Busquemos, por ende, los modelos que nos inserten en las posibilidades en positivo. La violencia engendra violencia. Los mimetismos ante las modas o la iconografía que parece representar a la sociedad se imponen con sus aspectos más sangrantes y truculentos. No deben servir los medios de comunicación como correas de transmisión de los eventos más luctuosos, no sin un ánimo de construir la comunidad de personas a la que sirven a través de una vocación de interés público que a menudo no aparece por ninguna parte. Han de analizar, precisamente estos medios, los motivos de toda esta fenomenología “victimal”, procurando alcanzar cotas de desarrollo, de progreso y de “aminoración” de los peores compartimentos. Hemos de ser críticos con aquello que no edifica a la sociedad: no cabe siquiera que no tomemos partido y que seamos inocuos. Ante la violencia hemos de estar en el lado opuesto, fomentando el pacifismo, la tranquilidad, el sosiego, la idea de pacto, etc. Aquí no puede haber neutralidad.
Todos somos iguales ante la ley: lo pregona el artículo 14 de la Constitución, que añade que es así con independencia de las circunstancias o condiciones de cada cual. Es un derecho fundamental, como el derecho a vivir, como el derecho a una formación o a una sanidad integral. Por lo tanto, los desvíos de ese derecho pleno, la no consideración, la ignorancia, la falsedad, la omisión de nuestros deberes ciudadanos en este plano, constituyen una actuación lesiva y delictiva que hemos de perseguir y de neutralizar en el grado que sea y lo antes posible. No cabe mirar para otro lado, o, como diría Bertold Brecht, cuando vengan contra nosotros, o nos perjudiquen gravemente, ya no habrá posibilidad de respuesta clara, diáfana y real.
Compartamos buenos deseos, óptimos fines, en el convencimiento de que la bondad genera sentimientos con el mismo perfil. No somos conscientes de la influencia que tienen las numerosas horas que percibimos cargadas de violencia, de amarillismo, de versiones estridentes de una sociedad llena de sombras, de apatías y de enfrentamientos. Ese tipo de dinámicas sólo generan más fluctuaciones en negativo. Hay un efecto perverso y contaminante en las malas conductas, que influyen como modelo de convivencia, o, mejor dicho, de carencia de base para la convivencia.

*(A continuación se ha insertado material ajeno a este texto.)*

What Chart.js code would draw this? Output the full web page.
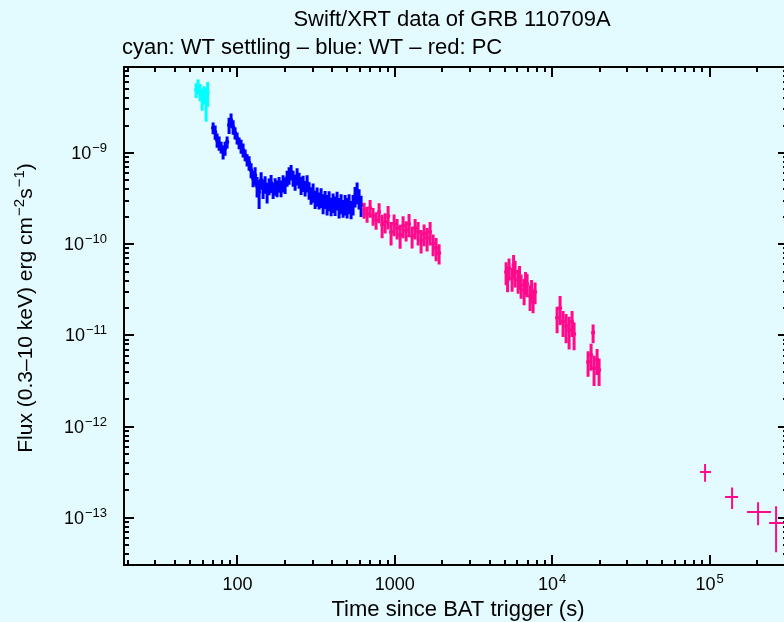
<!DOCTYPE html>
<html>
<head>
<meta charset="utf-8">
<script src="https://cdn.jsdelivr.net/npm/chart.js@4.4.1/dist/chart.umd.min.js"></script>
<style>
  html, body { margin: 0; padding: 0; overflow: hidden; background: #e3fbfe; }
  canvas { display: block; }
</style>
</head>
<body>
<canvas id="lcChart" width="792" height="622"></canvas>
<script>
// cyan: WT settling mode
const settlingTime = [54.6, 56.2, 57.8, 59.6, 61.3, 63.2, 64.6];
const settlingFlux = [4.9e-9, 5.4e-9, 4.7e-9, 4.0e-9, 4.4e-9, 3.7e-9, 4.6e-9];
const settlingErr  = [0.9e-9, 1.0e-9, 1.0e-9, 1.1e-9, 1.0e-9, 1.5e-9, 1.4e-9];

// blue: WT mode
const wtTime = [70.0, 72.1, 74.2, 76.4, 78.7, 81.0, 83.4, 85.9, 88.4, 91.0, 93.8, 96.5, 99.4, 102.4, 105.4,
  108.5, 111.8, 115.1, 118.5, 122.0, 125.6, 129.4, 133.2, 137.2, 141.3, 145.4, 149.8, 154.2, 158.8, 163.5,
  168.4, 173.4, 178.5, 183.8, 189.2, 194.9, 200.7, 206.7, 212.8, 219.1, 225.6, 232.3, 239.2, 246.3, 253.6,
  261.2, 268.9, 276.9, 285.1, 293.6, 302.3, 311.3, 320.5, 330.0, 339.8, 349.9, 360.3, 371.0, 382.0, 393.3,
  405.0, 417.0, 429.4, 442.1, 455.3, 468.8, 482.7, 497.0, 511.8, 527.0, 542.6, 558.7, 575.3, 592.4, 610.0];
const wtFlux = [1.88e-9, 1.70e-9, 1.39e-9, 1.29e-9, 1.16e-9, 1.03e-9, 1.13e-9, 1.32e-9, 2.03e-9, 2.30e-9,
  1.93e-9, 1.66e-9, 1.46e-9, 1.29e-9, 1.19e-9, 1.08e-9, 9.5e-10, 8.4e-10, 7.8e-10, 6.5e-10,
  5.3e-10, 5.7e-10, 4.35e-10, 3.74e-10, 5.06e-10, 4.13e-10, 4.57e-10, 3.74e-10, 4.35e-10, 4.69e-10,
  3.93e-10, 4.35e-10, 4.13e-10, 4.57e-10, 4.13e-10, 4.69e-10, 4.46e-10, 5.32e-10, 5.74e-10, 6.19e-10,
  5.32e-10, 4.81e-10, 5.60e-10, 5.06e-10, 4.46e-10, 4.69e-10, 4.13e-10, 4.69e-10, 3.93e-10, 3.46e-10,
  3.74e-10, 3.13e-10, 3.38e-10, 3.05e-10, 3.30e-10, 2.83e-10, 3.13e-10, 2.76e-10, 3.05e-10, 2.63e-10,
  2.90e-10, 2.69e-10, 3.05e-10, 2.56e-10, 2.83e-10, 2.50e-10, 2.76e-10, 2.56e-10, 2.83e-10, 2.43e-10,
  2.76e-10, 3.38e-10, 3.74e-10, 3.21e-10, 2.69e-10];
const wtErr = [0.28e-9, 0.30e-9, 0.25e-9, 0.23e-9, 0.17e-9, 0.18e-9, 0.20e-9, 0.20e-9, 0.41e-9, 0.41e-9,
  0.35e-9, 0.25e-9, 0.22e-9, 0.19e-9, 0.21e-9, 0.19e-9, 1.4e-10, 1.3e-10, 1.4e-10, 1.2e-10,
  1.1e-10, 1.3e-10, 1.1e-10, 1.3e-10, 1.1e-10, 1.0e-10, 1.0e-10, 0.95e-10, 0.9e-10, 1.05e-10,
  0.8e-10, 0.95e-10, 0.85e-10, 0.9e-10, 0.85e-10, 1.0e-10, 0.9e-10, 1.05e-10, 1.25e-10, 1.2e-10,
  1.05e-10, 0.95e-10, 1.2e-10, 1.0e-10, 1.0e-10, 0.95e-10, 0.8e-10, 1.0e-10, 0.85e-10, 0.75e-10,
  0.9e-10, 0.7e-10, 0.8e-10, 0.65e-10, 0.8e-10, 0.7e-10, 0.7e-10, 0.7e-10, 0.75e-10, 0.6e-10,
  0.7e-10, 0.65e-10, 0.7e-10, 0.65e-10, 0.7e-10, 0.55e-10, 0.7e-10, 0.65e-10, 0.7e-10, 0.55e-10,
  0.7e-10, 0.85e-10, 1.0e-10, 0.8e-10, 0.7e-10];

// red: PC mode (short bins)
const pcTime = [637.6, 666, 696, 727, 760, 794, 830, 867, 906, 946, 989, 1033, 1080, 1128, 1179,
  1231, 1287, 1345, 1405, 1468, 1534, 1603, 1675, 1750, 1828, 1910,
  5092, 5204, 5319, 5559, 5682, 5808, 6069, 6201, 6341, 6626, 6770, 6923, 7233, 7393, 7556, 7783,
  10740, 11220, 11720, 12250, 12800, 13370, 13770,
  16900, 17660, 18190, 18450, 19280, 19850];
const pcFlux = [2.37e-10, 2.15e-10, 2.50e-10, 2.04e-10, 1.84e-10, 2.26e-10, 1.63e-10, 1.75e-10, 2.04e-10,
  1.36e-10, 1.67e-10, 1.51e-10, 1.26e-10, 1.59e-10, 1.43e-10, 1.67e-10, 1.23e-10, 1.51e-10, 1.36e-10,
  1.11e-10, 1.30e-10, 1.17e-10, 1.36e-10, 1.01e-10, 0.91e-10, 0.80e-10,
  4.96e-11, 4.27e-11, 5.49e-11, 4.27e-11, 5.92e-11, 4.96e-11, 4.06e-11, 4.49e-11, 3.58e-11, 3.15e-11,
  3.86e-11, 3.67e-11, 2.71e-11, 3.15e-11, 2.45e-11, 3.00e-11,
  1.56e-11, 2.0e-11, 1.41e-11, 1.27e-11, 1.15e-11, 1.41e-11, 1.04e-11,
  5.12e-12, 6.11e-12, 1.07e-11, 4.40e-12, 5.39e-12, 4.19e-12];
const pcErr = [0.47e-10, 0.43e-10, 0.55e-10, 0.45e-10, 0.40e-10, 0.56e-10, 0.47e-10, 0.44e-10, 0.59e-10,
  0.39e-10, 0.45e-10, 0.38e-10, 0.37e-10, 0.43e-10, 0.36e-10, 0.48e-10, 0.33e-10, 0.38e-10, 0.39e-10,
  0.32e-10, 0.35e-10, 0.34e-10, 0.39e-10, 0.27e-10, 0.26e-10, 0.20e-10,
  1.4e-11, 1.3e-11, 1.5e-11, 1.25e-11, 1.7e-11, 1.6e-11, 1.2e-11, 1.3e-11, 1.05e-11, 1.0e-11,
  1.1e-11, 1.05e-11, 0.85e-11, 0.9e-11, 0.7e-11, 0.8e-11,
  0.5e-11, 0.7e-11, 0.45e-11, 0.45e-11, 0.45e-11, 0.45e-11, 0.35e-11,
  1.6e-12, 2.0e-12, 2.5e-12, 1.6e-12, 1.7e-12, 1.4e-12];

// red: PC mode, late wide bins
const lateTime   = [93600, 139000, 203300, 264600];
const lateTimeLo = [6600, 13500, 30300, 25800];
const lateTimeHi = [8600, 12800, 42500, 37000];
const lateFlux   = [3.19e-13, 1.70e-13, 1.16e-13, 8.8e-14];
const lateErr    = [0.7e-13, 0.45e-13, 0.33e-13, 0.46e-13];

// axis ticks
const xTickValues = [100, 1000, 1e4, 1e5];
const xTickBase   = ['100', '1000', '10', '10'];
const xTickExp    = ['', '', '4', '5'];
const yTickValues = [1e-9, 1e-10, 1e-11, 1e-12, 1e-13];
const yTickExp    = ['\u22129', '\u221210', '\u221211', '\u221212', '\u221213'];

const FONT = '"Liberation Sans", Arial, Helvetica, sans-serif';

function toPoints(t, f, e, lo, hi) {
  return t.map((v, i) => ({ x: v, y: f[i], e: e[i], xl: lo ? lo[i] : null, xh: hi ? hi[i] : null }));
}

// width of "base^exp"
function supWidth(ctx, base, exp, size) {
  ctx.font = size + 'px ' + FONT;
  let w = ctx.measureText(base).width;
  if (exp) {
    ctx.font = Math.round(size * 0.72) + 'px ' + FONT;
    w += ctx.measureText(exp).width + 1;
  }
  return w;
}
// draw "base^exp" left aligned at x
function drawSup(ctx, base, exp, x, y, size) {
  ctx.textAlign = 'left';
  ctx.font = size + 'px ' + FONT;
  ctx.fillText(base, x, y);
  const bw = ctx.measureText(base).width;
  if (exp) {
    ctx.font = Math.round(size * 0.72) + 'px ' + FONT;
    ctx.fillText(exp, x + bw + 1, y - size * 0.4);
  }
}

const errorBars = {
  id: 'errorBars',
  afterDatasetsDraw(chart) {
    const { ctx, chartArea: a, scales: { x, y } } = chart;
    ctx.save();
    ctx.beginPath();
    ctx.rect(a.left, a.top, a.right - a.left, a.bottom - a.top);
    ctx.clip();
    chart.data.datasets.forEach(ds => {
      ctx.strokeStyle = ds.borderColor;
      ctx.lineWidth = ds.borderWidth;
      ctx.lineCap = 'butt';
      ds.data.forEach(p => {
        const px = x.getPixelForValue(p.x);
        const py = y.getPixelForValue(p.y);
        const yTop = y.getPixelForValue(p.y + p.e);
        const yBot = y.getPixelForValue(Math.max(p.y - p.e, p.y * 0.05));
        let xa = px - 2, xb = px + 2;
        if (p.xl !== null) {
          xa = x.getPixelForValue(p.x - p.xl);
          xb = x.getPixelForValue(p.x + p.xh);
        }
        ctx.beginPath();
        ctx.moveTo(px, yTop); ctx.lineTo(px, yBot);
        ctx.moveTo(xa, py); ctx.lineTo(xb, py);
        ctx.stroke();
      });
    });
    ctx.restore();
  }
};

const frameAndText = {
  id: 'frameAndText',
  afterDraw(chart) {
    const { ctx, chartArea: a, scales: { x, y } } = chart;
    ctx.save();
    ctx.strokeStyle = '#000';
    ctx.fillStyle = '#000';
    ctx.lineWidth = 2;
    ctx.strokeRect(a.left, a.top, a.right - a.left, a.bottom - a.top);

    // inward ticks on all four sides
    for (let d = 1; d <= 5; d++) {
      for (let m = 1; m <= 9; m++) {
        const v = m * Math.pow(10, d);
        if (v <= x.min || v >= x.max) continue;
        const len = m === 1 ? 10 : 5;
        const px = Math.round(x.getPixelForValue(v));
        ctx.beginPath();
        ctx.moveTo(px, a.bottom); ctx.lineTo(px, a.bottom - len);
        ctx.moveTo(px, a.top); ctx.lineTo(px, a.top + len);
        ctx.stroke();
      }
    }
    for (let d = -14; d <= -9; d++) {
      for (let m = 1; m <= 9; m++) {
        const v = m * Math.pow(10, d);
        if (v <= y.min || v >= y.max) continue;
        const len = m === 1 ? 10 : 5;
        const py = Math.round(y.getPixelForValue(v));
        ctx.beginPath();
        ctx.moveTo(a.left, py); ctx.lineTo(a.left + len, py);
        ctx.moveTo(a.right, py); ctx.lineTo(a.right - len, py);
        ctx.stroke();
      }
    }

    ctx.textBaseline = 'alphabetic';
    // x tick labels
    xTickValues.forEach((v, i) => {
      const px = x.getPixelForValue(v);
      const w = supWidth(ctx, xTickBase[i], xTickExp[i], 18);
      drawSup(ctx, xTickBase[i], xTickExp[i], px - w / 2, 590, 18);
    });
    // y tick labels
    yTickValues.forEach((v, i) => {
      const py = y.getPixelForValue(v);
      const w = supWidth(ctx, '10', yTickExp[i], 18);
      drawSup(ctx, '10', yTickExp[i], 107 - w, py + 6, 18);
    });

    // titles
    ctx.font = '22px ' + FONT;
    ctx.textAlign = 'center';
    ctx.fillText('Swift/XRT data of GRB 110709A', 452, 26);
    ctx.textAlign = 'left';
    ctx.fillText('cyan: WT settling \u2013 blue: WT \u2013 red: PC', 122, 54);
    ctx.textAlign = 'center';
    ctx.fillText('Time since BAT trigger (s)', 458, 616);

    // y axis title, rotated
    ctx.save();
    ctx.translate(32, 308);
    ctx.rotate(-Math.PI / 2);
    const parts = [['Flux (0.3\u201310 keV) erg cm', '\u22122'], ['s', '\u22121'], [')', '']];
    let total = 0;
    parts.forEach(p => { total += supWidth(ctx, p[0], p[1], 21); });
    let cx = -total / 2;
    parts.forEach(p => {
      drawSup(ctx, p[0], p[1], cx, 0, 21);
      cx += supWidth(ctx, p[0], p[1], 21);
    });
    ctx.restore();
    ctx.restore();
  }
};

const ctx = document.getElementById('lcChart').getContext('2d');
window.lcChart = new Chart(ctx, {
  type: 'scatter',
  data: {
    datasets: [
      { label: 'WT settling', data: toPoints(settlingTime, settlingFlux, settlingErr), borderColor: '#00ffff', borderWidth: 3, pointRadius: 0 },
      { label: 'WT', data: toPoints(wtTime, wtFlux, wtErr), borderColor: '#0000ff', borderWidth: 3, pointRadius: 0 },
      { label: 'PC', data: toPoints(pcTime, pcFlux, pcErr), borderColor: '#ff0a8c', borderWidth: 3, pointRadius: 0 },
      { label: 'PC late', data: toPoints(lateTime, lateFlux, lateErr, lateTimeLo, lateTimeHi), borderColor: '#ff0a8c', borderWidth: 2, pointRadius: 0 }
    ]
  },
  options: {
    responsive: false,
    animation: false,
    devicePixelRatio: 1,
    layout: { padding: { top: 67, right: 4, left: 0, bottom: 0 } },
    plugins: { legend: { display: false }, tooltip: { enabled: false }, title: { display: false } },
    scales: {
      x: {
        type: 'logarithmic', min: 19, max: 3.15e5,
        ticks: { display: false }, grid: { display: false }, border: { display: false },
        afterFit(scale) { scale.height = 57; }
      },
      y: {
        type: 'logarithmic', min: 3.05e-14, max: 8.76e-9,
        ticks: { display: false }, grid: { display: false }, border: { display: false },
        afterFit(scale) { scale.width = 124; }
      }
    }
  },
  plugins: [errorBars, frameAndText]
});
</script>
</body>
</html>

Por eso, la cercanía, la empatía, los silencios, las escuchas, los procesos proactivos en comunicación, las sensaciones y los raciocinios en tradicional equilibrio, las versiones de la realidad en sus fortunas más esperanzadas y alegres…, han de darnos el impulso para hablar de las mayorías que hacen menos ruido y que contribuyen a construir sociedad en todos sus aspectos determinantes. No cabe el consuelo de decirnos que las cosas suceden porque sí y que no las podemos evitar. La crisis actual tiene mucho que ver con la no defensa de los mejores valores morales y éticos, ésos que los griegos llamaban universales. Si nos lo proponemos, pese a esta visión que reconozco un tanto apocalíptica, todo podrá mejorar. Los valores mayoritarios son otros. Sin duda.